Here, women exist merely as props: love interests, victims, or moral anchors. They lack agency or complexity. The script offers no space for their voices or struggles beyond how they affect the male protagonist. Women are reduced to decorative props, validating male suffering or virtue.
Thug Life could have explored masculinity, power, and gender dynamics—especially following Kamal Haasan’s remarks on language politics and identity, which ignited a Tamil-Kannada row.
Kamal’s comments highlighted how identity—linguistic, cultural, or gendered—is deeply contested in South India.
In this charged atmosphere, the film instead reinforces narrow, regressive identities. It wallows in clichés, missing the opportunity to engage thoughtfully with contemporary questions of identity, power, and respect.
Female characters in Thug Life are trapped in stereotypical roles: visual eye candy or emotional fodder for male arcs. Even in scenes meant to offer depth, women are silenced or objectified—echoing Laura Mulvey’s “male gaze.”
The film misses a vital opportunity to depict women as complex beings navigating their own dilemmas. Their struggles are overshadowed by the male characters’ violent quests, rendering their presence tokenistic. The female body has long been the battlefield of patriarchy—cinema merely weaponizes it with better lighting.
The screenplay feels like a dusty artifact from a bygone era, awkwardly transplanted into today’s world. Dialogue is stilted and saturated with gangster clichés explored more compellingly elsewhere. The narrative structure is painfully predictable—rise, conflict, revenge—with no attempt at originality or character depth.
Shakespeare wrote, “What’s past is prologue.” But Thug Life’s past is stuck in a loop, refusing to evolve. Characters remain static, motivations shallow, and the plot tediously obvious. It’s as if the film speaks a cinematic language the world has outgrown.
Sound can elevate emotion and tension. Regrettably, Thug Life’s background score does the opposite.
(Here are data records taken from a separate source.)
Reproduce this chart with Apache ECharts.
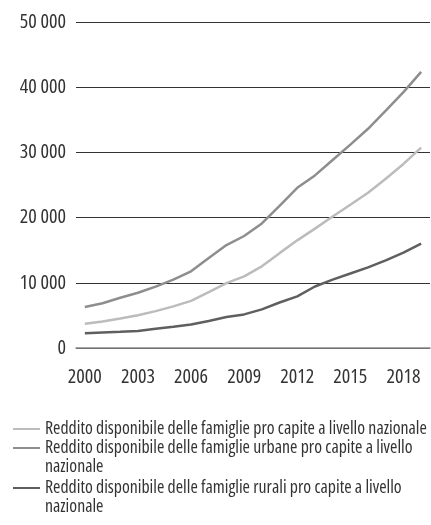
<!DOCTYPE html>
<html>
<head>
<meta charset="utf-8">
<script src="https://cdn.jsdelivr.net/npm/echarts@6/dist/echarts.min.js"></script>
<style>
html,body{margin:0;padding:0;background:#fff;}
#c{width:431px;height:525px;}
</style>
</head>
<body>
<div id="c"></div>
<script>
var years = ['2000','2001','2002','2003','2004','2005','2006','2007','2008','2009','2010','2011','2012','2013','2014','2015','2016','2017','2018','2019'];
var nazionale = [3720,4070,4530,5010,5660,6390,7230,8580,9960,10980,12520,14550,16510,18310,20170,21970,23820,25970,28230,30730];
var urbane = [6280,6860,7700,8470,9420,10490,11760,13790,15780,17180,19110,21810,24570,26470,28840,31200,33620,36400,39250,42360];
var rurali = [2250,2370,2480,2620,2940,3260,3590,4140,4760,5150,5920,6980,7920,9430,10490,11420,12360,13430,14620,16020];
var yTicks = {min: 0, max: 50000, interval: 10000};
var names = [
  'Reddito disponibile delle famiglie pro capite a livello nazionale',
  'Reddito disponibile delle famiglie urbane pro capite a livello\nnazionale',
  'Reddito disponibile delle famiglie rurali pro capite a livello\nnazionale'
];
var colors = ['#bcbcbc', '#8e8e8e', '#5f5f5f'];

var FONT = '"Open Sans", sans-serif';
var STRETCH = 'condensed';
var fmt = function (v) { return String(v).replace(/\B(?=(\d{3})+(?!\d))/g, ' '); };

var chart = echarts.init(document.getElementById('c'), null, {renderer: 'canvas'});
var LH = 18.5;
var ICON1 = 'path://M0 0H27V2H0Z';
var ICON2 = 'path://M0 0L0.05 0L0.05 0.05Z M0 8.3H27V10.3H0Z M26.95 37L27 37L27 36.95Z';
function legend(idx, top, twoLine) {
  return {
    show: true,
    orient: 'vertical',
    left: 13,
    top: top,
    itemWidth: 27,
    itemHeight: twoLine ? 2 * LH : 2,
    itemGap: 0,
    padding: 0,
    icon: twoLine ? ICON2 : ICON1,
    itemStyle: {color: colors[idx], borderWidth: 0},
    data: [names[idx]],
    selectedMode: false,
    textStyle: {fontFamily: FONT, fontWeight: STRETCH, fontSize: 17.8, color: '#333', lineHeight: LH, padding: [0, 0, 0, 0]}
  };
}
var makeSeries = function (i, data) {
  return {
    name: names[i], type: 'line', data: data, symbol: 'none',
    lineStyle: {color: colors[i], width: 2.5},
    itemStyle: {color: colors[i]},
    smooth: false
  };
};
chart.setOption({
  animation: false,
  textStyle: {fontFamily: FONT},
  grid: {left: 76, right: 1, top: 22, bottom: 177, containLabel: false},
  legend: [
    legend(0, 429 - LH / 2, false),
    legend(1, 448 - LH / 2, true),
    legend(2, 488 - LH / 2, true)
  ],
  xAxis: {
    type: 'category', data: years, boundaryGap: true,
    axisTick: {show: false},
    axisLine: {lineStyle: {color: '#888', width: 1.5}},
    axisLabel: {interval: 2, margin: 19, fontFamily: FONT, fontWeight: STRETCH, fontSize: 20, color: '#333'}
  },
  yAxis: {
    type: 'value', min: yTicks.min, max: yTicks.max, interval: yTicks.interval,
    axisLine: {show: false}, axisTick: {show: false},
    splitLine: {lineStyle: {color: '#333', width: 1}},
    axisLabel: {margin: 10, fontFamily: FONT, fontWeight: STRETCH, fontSize: 20, color: '#333', formatter: fmt}
  },
  series: [makeSeries(0, nazionale), makeSeries(1, urbane), makeSeries(2, rurali)]
});
</script>
</body>
</html>
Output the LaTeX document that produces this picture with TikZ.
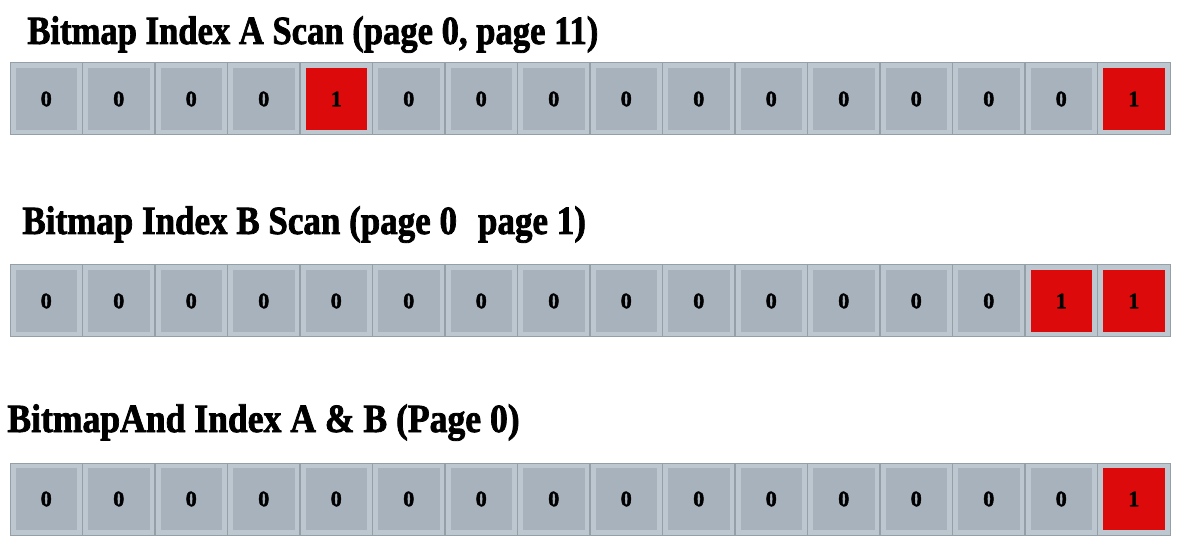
\documentclass[tikz,border=0pt]{standalone}
\usepackage{fontspec}
\setmainfont{Liberation Serif}[BoldFeatures={FakeBold=2}]
\definecolor{framegray}{HTML}{BCC7D0}
\definecolor{cellgray}{HTML}{A7B2BC}
\definecolor{linegray}{HTML}{959FA8}
\definecolor{bitred}{HTML}{DC0A0A}
\tikzset{
  frame/.style={fill=framegray,draw=linegray,line width=0.5pt},
  divider/.style={draw=linegray,line width=0.6pt},
  bitcell/.style={minimum width=30.75pt,minimum height=31pt,inner sep=0pt,
    font=\fontsize{11}{11}\selectfont\bfseries},
  bitcell0/.style={bitcell,fill=cellgray},
  bitcell1/.style={bitcell,fill=bitred},
  title/.style={anchor=base west,inner sep=0pt,
    font=\fontsize{20}{22}\selectfont\bfseries}
}
\begin{document}
\begin{tikzpicture}[x=0.5pt,y=-0.5pt]
\useasboundingbox (0,0) rectangle (1182,555);
% titles
\node[title] (titlea) at (27,44) {\scalebox{0.865}[1]{Bitmap Index A Scan (page 0, page 11)}};
\node[title] (titleb) at (22,234) {\scalebox{0.875}[1]{Bitmap Index B Scan (page 0\hspace{0.6em}page 1)}};
\node[title] (titlec) at (7,432) {\scalebox{0.89}[1]{BitmapAnd Index A \& B (Page 0)}};
% bit rows
\foreach \row/\ytop/\bits in {a/63/{0,0,0,0,1,0,0,0,0,0,0,0,0,0,0,1},
                              b/265/{0,0,0,0,0,0,0,0,0,0,0,0,0,0,1,1},
                              c/463/{0,0,0,0,0,0,0,0,0,0,0,0,0,0,0,1}}{
  \draw[frame] (10,\ytop) rectangle ++(1160,72);
  \foreach \b [count=\i] in \bits
    \node[bitcell\b] (\row\i) at ({10+72.5*(\i-0.5)},\ytop+36) {\b};
  \foreach \i in {1,...,15}
    \draw[divider] ({10+72.5*\i},\ytop) -- ++(0,72);
}
\end{tikzpicture}
\end{document}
Loud, generic, and poorly timed, it clashes with rather than complements the mood.
Instead of subtle underscoring, it leans on recycled gangster beats and uninspired themes. Emotional moments lack gravitas due to inconsistent sound design—dialogues drowned out, scenes over-amplified. It’s a technical flaw that saps the film of what little impact it has.
Thug Life arrived with considerable hype and promotional backing but fails across the board—narrative, themes, gender portrayal, and execution. It is stuck in the past, offering nothing new or daring.
In a time when filmmakers are urged to reflect evolving norms, this film disappoints by doubling down on patriarchy and tired tropes. It is not provocative or insightful—just a tedious relic of storytelling we should have left behind.
As Kamal Haasan’s commentary and Chinmayi’s calls for equity remind us, art must do more than entertain. It must critique and confront.
Thug Life missed that mark.
“Great cinema speaks truth to power,” wrote Pauline Kael.
Thug Life just whispers clichés to the nearest punchline.
Honestly, watching this felt like surviving a three-hour family function with no food and endless small talk. Even my keyboard sighed every time I typed Thug Life.